Em meados de agosto deste ano, o ministro Flávio Dino, do Supremo Tribunal Federal (STF), provocou uma hecatombe em Brasília ao suspender o pagamento das emendas parlamentares até que o Congresso e o governo do presidente Lula da Silva dessem transparência aos critérios de distribuição dos bilhões de reais sob essa rubrica orçamentária. Desde então, o Legislativo, o Executivo e, em boa medida, o próprio STF se lançaram em uma desabalada corrida para encontrar meios de fazer a dinheirama voltar a circular pelos gabinetes de deputados e senadores.
O resultado desse tour de force, como se sabe, foi a Lei Complementar (LC) 210, aprovada pelo Congresso e sancionada sem vetos pelo presidente da República no dia 26 de novembro. Supostamente, a LC 210 deveria prover os mecanismos de transparência exigidos por Dino em sua decisão liminar, que nada mais eram do que os requisitos já fixados pela própria Constituição. Até certo ponto, houve avanços, até porque seria impossível algo ser pior do que o breu absoluto que prevalecia na distribuição das emendas até então. Mas, malandramente, os gestores do “orçamento secreto” no Congresso deram um jeito de mudar as coisas na superfície para, no fundo, manter o controle sobre bilhões de reais em emendas ao abrigo do escrutínio público, mesmo com o advento do novo diploma legal.
Na terça-feira passada, Dino restabeleceu o pagamento das emendas, o que era esperado pelo Congresso e pelo governo federal desde a sanção da referida lei complementar. Porém, a decisão de Dino, referendada por sete de seus pares no STF em votação pelo plenário virtual no mesmo dia, decerto decepcionou os que pensaram ter feito o País e o STF de tolos, como ficou claro pela miríade de ressalvas feitas pelo ministro para que os recursos destinados às emendas, enfim, voltem a ser liberados. Como dizia Tancredo Neves, “a esperteza, quando é muita, come o dono”.
Sem verbalizar essa conclusão, Dino, na prática, disse ao Congresso e ao Palácio do Planalto que a LC 210 se revelou uma lei ruim, que não presta para dar à sociedade o devido conhecimento sobre o que seus representantes eleitos fazem com bilhões de reais em recursos públicos. Mais especificamente, R$ 186,3 bilhões apenas no período entre 2019 e 2024, além de inacreditáveis R$ 50,5 bilhões previstos no Orçamento da União de 2025 à disposição dos senhores parlamentares.
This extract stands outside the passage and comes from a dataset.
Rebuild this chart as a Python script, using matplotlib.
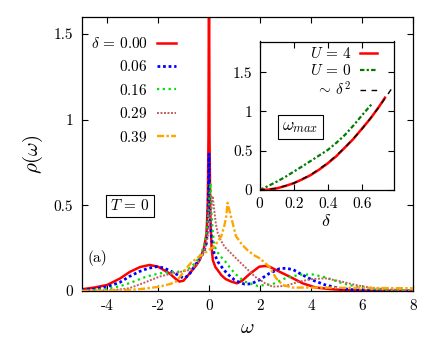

Está-se diante de uma obscena distorção institucional brasileira, que a LC 210 nem remotamente resolveu, muito ao contrário. Como bem enfatizou Dino, existem países presidencialistas, parlamentaristas, semipresidencialistas “e o Brasil, com um sistema de governo absolutamente singular no concerto das nações”. É como se o “orçamento secreto” tivesse criado um poder paralelo no País – à margem de quaisquer escrutínios republicanos –, exercido pela cúpula do Congresso, em concurso com os caciques partidários, para se assenhorear de um quinhão do Orçamento da União que só faz crescer, anomalia sem paralelo no mundo democrático.
Seria ingênuo esperar que da concertação de interesses entre o Congresso e o governo federal em torno da liberação das emendas adviesse uma lei capaz de moralizar essa orgia orçamentária que tomou conta do País. Mas o que se viu na aprovação da LC 210 foi além, uma tentativa canhestra de fingir que tudo mudaria na gestão das emendas parlamentares para, no fundo, manter tudo rigorosamente como sempre foi desde que o Congresso passou a se sentir soberano na disposição desses recursos bilionários.
Dino e seus pares no STF julgaram que a opacidade na gestão das emendas viola a Constituição, no que estão certos. Pode-se questionar, contudo, se é papel do STF “melhorar” uma lei que seguiu o trâmite legislativo regular, fixando critérios de transparência para a liberação de recursos que, por mais justos que sejam, não foram deliberados pelos congressistas. O fato é que o próprio Congresso fez letra morta da Constituição ao usar e abusar do direito de apresentar emendas ao Orçamento da União como se não devesse satisfação a ninguém.